I decided to keep the run short and standard—my usual 3.5-mile loop around Central Park, which I’ve done a thousand times. (It was nighttime and I knew better than to try an unfamiliar route under the influence.)
Things started off fine, great actually. I was acutely aware of the soft breeze hitting my skin, the crispness of my music (a weird thing to notice, but alas…), and the rhythm of my two feet working together to propel me forward. I felt completely blissful—like someone zapped all the stress from my mind and body and replaced it with a heaping dose of wonder and gratitude.
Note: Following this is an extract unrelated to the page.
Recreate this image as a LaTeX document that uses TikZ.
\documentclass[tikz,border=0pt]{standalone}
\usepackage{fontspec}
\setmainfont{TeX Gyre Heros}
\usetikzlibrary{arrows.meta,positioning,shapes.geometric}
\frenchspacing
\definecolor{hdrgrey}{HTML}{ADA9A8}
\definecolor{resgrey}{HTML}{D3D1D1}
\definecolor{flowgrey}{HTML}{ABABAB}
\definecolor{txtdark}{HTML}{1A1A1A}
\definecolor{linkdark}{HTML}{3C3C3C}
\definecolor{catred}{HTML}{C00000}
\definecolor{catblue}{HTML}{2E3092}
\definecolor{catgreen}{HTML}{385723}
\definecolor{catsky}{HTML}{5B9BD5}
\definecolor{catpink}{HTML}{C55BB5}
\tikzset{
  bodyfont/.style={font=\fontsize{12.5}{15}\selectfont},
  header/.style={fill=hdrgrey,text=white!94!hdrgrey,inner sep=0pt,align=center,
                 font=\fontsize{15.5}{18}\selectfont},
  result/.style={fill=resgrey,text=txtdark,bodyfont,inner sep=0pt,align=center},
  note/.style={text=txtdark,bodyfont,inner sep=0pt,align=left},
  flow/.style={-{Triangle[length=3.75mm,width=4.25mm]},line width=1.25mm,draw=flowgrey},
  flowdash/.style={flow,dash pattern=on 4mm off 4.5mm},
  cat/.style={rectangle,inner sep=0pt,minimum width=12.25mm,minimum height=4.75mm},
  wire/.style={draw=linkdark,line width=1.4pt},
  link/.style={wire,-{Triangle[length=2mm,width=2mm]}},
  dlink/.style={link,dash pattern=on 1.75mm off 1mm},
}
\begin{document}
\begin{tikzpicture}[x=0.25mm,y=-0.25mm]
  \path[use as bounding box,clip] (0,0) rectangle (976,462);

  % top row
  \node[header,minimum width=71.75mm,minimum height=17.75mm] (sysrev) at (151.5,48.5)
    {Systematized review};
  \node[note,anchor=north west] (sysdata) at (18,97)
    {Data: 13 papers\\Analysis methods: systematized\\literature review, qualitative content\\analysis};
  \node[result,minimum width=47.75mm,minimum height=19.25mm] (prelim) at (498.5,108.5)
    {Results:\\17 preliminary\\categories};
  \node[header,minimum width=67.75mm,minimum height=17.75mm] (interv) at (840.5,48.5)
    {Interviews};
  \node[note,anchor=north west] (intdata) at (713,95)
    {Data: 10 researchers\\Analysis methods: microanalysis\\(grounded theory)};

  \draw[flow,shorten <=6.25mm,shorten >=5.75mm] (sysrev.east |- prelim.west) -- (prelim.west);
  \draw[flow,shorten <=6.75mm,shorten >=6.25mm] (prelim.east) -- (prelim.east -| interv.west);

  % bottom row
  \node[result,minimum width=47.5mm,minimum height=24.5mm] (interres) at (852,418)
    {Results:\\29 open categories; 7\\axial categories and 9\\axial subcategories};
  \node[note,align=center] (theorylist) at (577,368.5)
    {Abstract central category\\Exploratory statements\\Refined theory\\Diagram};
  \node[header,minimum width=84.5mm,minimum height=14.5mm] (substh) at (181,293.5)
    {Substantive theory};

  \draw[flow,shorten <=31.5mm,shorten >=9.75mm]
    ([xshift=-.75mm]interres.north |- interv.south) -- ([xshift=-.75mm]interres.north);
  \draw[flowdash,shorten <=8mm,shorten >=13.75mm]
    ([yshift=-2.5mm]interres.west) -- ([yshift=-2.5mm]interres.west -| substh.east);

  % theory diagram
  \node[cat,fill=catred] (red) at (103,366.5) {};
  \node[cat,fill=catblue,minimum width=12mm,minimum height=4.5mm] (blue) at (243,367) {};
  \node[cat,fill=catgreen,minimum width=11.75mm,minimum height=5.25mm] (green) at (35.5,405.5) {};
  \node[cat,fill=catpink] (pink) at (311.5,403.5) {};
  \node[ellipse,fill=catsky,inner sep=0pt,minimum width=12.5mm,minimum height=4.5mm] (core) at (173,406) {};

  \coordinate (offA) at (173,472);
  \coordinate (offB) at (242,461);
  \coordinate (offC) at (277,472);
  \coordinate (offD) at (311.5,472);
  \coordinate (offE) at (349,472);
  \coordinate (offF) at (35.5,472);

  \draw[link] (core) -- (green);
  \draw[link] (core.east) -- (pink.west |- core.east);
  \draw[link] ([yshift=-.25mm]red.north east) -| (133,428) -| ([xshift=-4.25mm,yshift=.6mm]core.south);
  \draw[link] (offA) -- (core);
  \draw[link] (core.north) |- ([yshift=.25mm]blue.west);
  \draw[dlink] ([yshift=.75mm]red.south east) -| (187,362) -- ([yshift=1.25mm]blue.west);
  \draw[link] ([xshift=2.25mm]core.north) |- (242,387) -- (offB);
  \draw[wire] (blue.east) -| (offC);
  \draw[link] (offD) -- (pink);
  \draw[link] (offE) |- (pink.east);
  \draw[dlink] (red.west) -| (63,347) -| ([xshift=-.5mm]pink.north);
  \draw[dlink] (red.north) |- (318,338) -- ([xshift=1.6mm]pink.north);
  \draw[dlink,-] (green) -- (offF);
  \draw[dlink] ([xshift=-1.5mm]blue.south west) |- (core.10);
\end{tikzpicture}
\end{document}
But about a half-mile in, things began to go south. I started to feel like I had been running forever and aimlessly, the way I feel around mile 11 of a half-marathon, even though my watch clocked in at an even four minutes and 30 seconds of run time. The transverse that connected the East side to the West side, which comes early in my run, felt about as far away as New Jersey. I started to panic, and my breathing followed. Suddenly I was panting on my way to the transverse, worried that I’d completely run out of gas—like an actual car—and not be able to move another foot before finishing the loop.
Then the paranoia set in: Could people hear my heavy breathing? Why did my feet sound like an elephant’s? Was I making a goofy face? Relax, I told myself. But the more I tried to, the harder it became.
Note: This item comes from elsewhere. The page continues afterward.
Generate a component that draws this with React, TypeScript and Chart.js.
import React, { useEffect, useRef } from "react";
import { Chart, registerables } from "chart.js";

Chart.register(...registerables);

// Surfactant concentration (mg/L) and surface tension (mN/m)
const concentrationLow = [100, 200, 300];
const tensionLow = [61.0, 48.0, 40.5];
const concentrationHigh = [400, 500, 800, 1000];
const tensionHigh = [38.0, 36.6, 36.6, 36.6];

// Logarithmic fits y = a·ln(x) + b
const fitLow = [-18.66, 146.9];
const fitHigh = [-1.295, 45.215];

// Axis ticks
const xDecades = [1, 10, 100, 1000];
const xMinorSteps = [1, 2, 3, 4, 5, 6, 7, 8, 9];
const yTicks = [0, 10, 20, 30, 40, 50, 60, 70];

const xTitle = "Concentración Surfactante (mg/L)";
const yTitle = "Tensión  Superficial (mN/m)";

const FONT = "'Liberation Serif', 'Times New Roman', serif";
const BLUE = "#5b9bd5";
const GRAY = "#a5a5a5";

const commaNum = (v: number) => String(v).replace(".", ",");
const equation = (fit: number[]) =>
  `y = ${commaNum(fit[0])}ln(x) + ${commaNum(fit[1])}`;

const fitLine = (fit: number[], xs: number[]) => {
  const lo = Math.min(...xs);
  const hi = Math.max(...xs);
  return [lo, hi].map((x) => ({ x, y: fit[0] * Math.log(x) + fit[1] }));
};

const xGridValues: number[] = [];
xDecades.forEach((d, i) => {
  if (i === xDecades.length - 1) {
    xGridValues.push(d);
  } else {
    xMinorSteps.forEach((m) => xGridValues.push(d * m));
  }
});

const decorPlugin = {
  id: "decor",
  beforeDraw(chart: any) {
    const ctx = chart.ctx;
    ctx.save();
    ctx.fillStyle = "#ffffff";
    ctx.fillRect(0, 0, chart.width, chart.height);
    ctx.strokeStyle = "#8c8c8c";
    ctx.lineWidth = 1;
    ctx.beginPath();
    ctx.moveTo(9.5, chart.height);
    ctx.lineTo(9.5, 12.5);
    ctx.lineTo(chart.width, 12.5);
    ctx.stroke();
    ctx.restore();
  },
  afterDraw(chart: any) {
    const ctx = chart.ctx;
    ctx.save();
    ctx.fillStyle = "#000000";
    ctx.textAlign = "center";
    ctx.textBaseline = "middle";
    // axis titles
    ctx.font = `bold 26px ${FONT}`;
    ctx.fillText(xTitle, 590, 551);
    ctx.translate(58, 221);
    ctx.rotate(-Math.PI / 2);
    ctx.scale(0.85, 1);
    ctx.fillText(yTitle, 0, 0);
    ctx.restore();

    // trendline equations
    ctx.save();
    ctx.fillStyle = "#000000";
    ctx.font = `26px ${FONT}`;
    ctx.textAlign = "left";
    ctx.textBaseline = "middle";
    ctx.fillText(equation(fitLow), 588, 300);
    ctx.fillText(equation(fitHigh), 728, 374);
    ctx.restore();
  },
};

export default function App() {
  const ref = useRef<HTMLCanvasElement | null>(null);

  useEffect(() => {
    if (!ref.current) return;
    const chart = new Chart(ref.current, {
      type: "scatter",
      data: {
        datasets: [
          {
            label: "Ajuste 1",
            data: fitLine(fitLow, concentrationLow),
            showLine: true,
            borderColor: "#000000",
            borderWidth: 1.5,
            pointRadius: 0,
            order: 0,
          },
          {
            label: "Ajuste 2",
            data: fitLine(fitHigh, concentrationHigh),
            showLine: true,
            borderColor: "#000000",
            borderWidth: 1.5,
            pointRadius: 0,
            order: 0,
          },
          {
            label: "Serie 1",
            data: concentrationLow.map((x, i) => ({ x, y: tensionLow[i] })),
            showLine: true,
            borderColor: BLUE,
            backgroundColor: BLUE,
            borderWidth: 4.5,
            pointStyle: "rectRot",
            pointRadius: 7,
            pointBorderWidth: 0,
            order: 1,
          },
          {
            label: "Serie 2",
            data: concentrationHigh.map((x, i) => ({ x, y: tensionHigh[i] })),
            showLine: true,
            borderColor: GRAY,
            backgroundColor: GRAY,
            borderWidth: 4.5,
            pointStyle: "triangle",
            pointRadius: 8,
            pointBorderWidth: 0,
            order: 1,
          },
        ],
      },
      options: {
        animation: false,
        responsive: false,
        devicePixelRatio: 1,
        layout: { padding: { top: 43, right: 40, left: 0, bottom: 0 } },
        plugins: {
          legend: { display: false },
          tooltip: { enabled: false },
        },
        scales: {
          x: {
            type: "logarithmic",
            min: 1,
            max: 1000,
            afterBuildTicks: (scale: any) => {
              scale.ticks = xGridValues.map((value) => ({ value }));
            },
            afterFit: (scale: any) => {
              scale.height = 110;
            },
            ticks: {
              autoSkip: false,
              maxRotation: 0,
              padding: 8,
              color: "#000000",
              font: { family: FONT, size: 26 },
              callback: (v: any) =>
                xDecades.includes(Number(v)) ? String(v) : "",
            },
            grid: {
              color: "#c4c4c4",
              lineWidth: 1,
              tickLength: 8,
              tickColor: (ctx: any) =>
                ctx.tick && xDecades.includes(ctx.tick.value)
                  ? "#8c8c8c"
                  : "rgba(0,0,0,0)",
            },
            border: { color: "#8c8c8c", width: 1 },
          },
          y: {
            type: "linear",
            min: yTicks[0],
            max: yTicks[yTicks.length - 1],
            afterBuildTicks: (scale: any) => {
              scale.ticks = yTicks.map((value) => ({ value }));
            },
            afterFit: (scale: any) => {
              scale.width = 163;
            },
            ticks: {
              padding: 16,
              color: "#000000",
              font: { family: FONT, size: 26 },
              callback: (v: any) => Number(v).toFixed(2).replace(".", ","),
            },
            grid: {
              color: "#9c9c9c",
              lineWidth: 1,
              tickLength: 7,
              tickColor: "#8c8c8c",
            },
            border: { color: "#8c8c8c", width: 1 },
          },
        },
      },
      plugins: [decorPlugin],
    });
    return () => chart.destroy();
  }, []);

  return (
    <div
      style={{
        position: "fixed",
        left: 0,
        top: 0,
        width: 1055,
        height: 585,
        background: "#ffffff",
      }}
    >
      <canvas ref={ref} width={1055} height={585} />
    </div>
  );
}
The frustration hit then too. Why did I still feel my left knee? Or was the pain all in my head? If it was in my head now, was it always in my head? The thoughts continued, distracting me in some way, I suppose, but never in the way I wanted. I couldn’t get back to the happy vibes I felt during those first four minutes, when everything felt like cloud nine.
At mile two, out of nowhere, a huge raccoon crawled across the track and up a tree. (Keep in mind, the only creature that had ever crossed my path during my six years of running in New York City was a rat.) I stopped short, amazed, and looked around to gape with the fellow runners and walkers near me—but no one was there! I saw one woman walking toward me, but she was completely unaware of the raccoon. I must be hallucinating, I thought, panicking even more. I pulled out my phone to take a picture—the only way I’d know if I imagined the whole thing—then started sprinting. A stoned woman, alone in the park, attacked by an unusually large raccoon? (Or worse, having a psychedelic breakdown solo in Central Park?) That’s the stuff of newspaper headlines.
My phone died right after that. Apparently running a GPS app, listening to music, using your camera, and texting (of course I had to tell someone about the raccoon) does not fare well for an old iPhone with a battery problem. The panic set in again, and I trotted the final mile and a half feeling part-exhilarated (what a great story!) and part-defeated (this now felt like the longest run of my life). My legs felt as heavy as ever, my lungs, like deflated balloons.
By the time I made it home, I decided never to run high again. Perhaps I smoked too much or didn’t have enough in my stomach to absorb the impact of the weed. Regardless, I’m too anxious to have a repeat experience. I’d personally rather just have anxiety than have anxiety about having anxiety.